Establishing early control is vital to minimise the risk of slugs retreating underground following planting, and damaging crops during tuber initiation.

Andrew Goodinson, area business manager for Hutchinsons explains what can be done to get on top of the slug activity that is already being reported in areas across the UK.

“At this time of year when the weather is typically unsettled, slug activity will increase, and it’s therefore important to treat as soon as possible.

“Slug populations this season can be gauged by looking at the conditions experienced last year. Summer was wet for most, and consequently egg laying was higher than average. What followed was a population explosion, and another mild winter, which means slug numbers are likely to persist this year,” he explains.

“Regular monitoring and an application of a robust molluscicide are both a crucial components of any slug control programme.

“I would recommend that growers consider applying ferric phosphate pellets and ensure good coverage by starting prior to canopy closure, and applying a good dose rate three weeks later to reduce the population,” says Mr Goodinson.

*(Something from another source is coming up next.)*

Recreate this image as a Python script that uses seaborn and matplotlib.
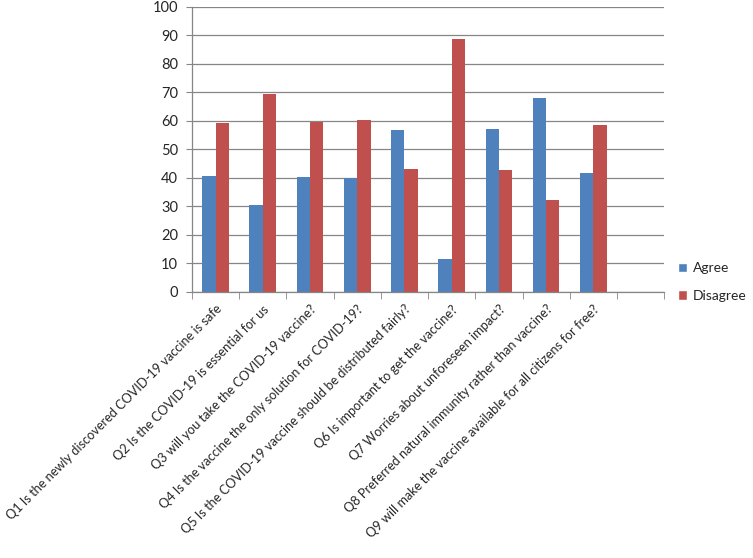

Sally Morris, agronomist at Farmacy and winner of the 2016 Barry Orme Shield, also comments on the efficacy of ferric phosphate pellets during wet weather, following a recent trial conducted across 350 acres of arable land in the east Midlands.

“Through my ongoing trial work, I found that not only were ferric phosphate pellets, in this case Sluxx HP, just as effective as alternatives such as metaldehyde, but they were also resilient in wet weather,” she explains.

“Although we were monitoring in the autumn, I believe that the findings are relevant to growers of multiple crop types and across seasons. Ultimately, we had good results showing ferric phosphate pellets were robust and efficient in controlling slug numbers in field-scale trials.”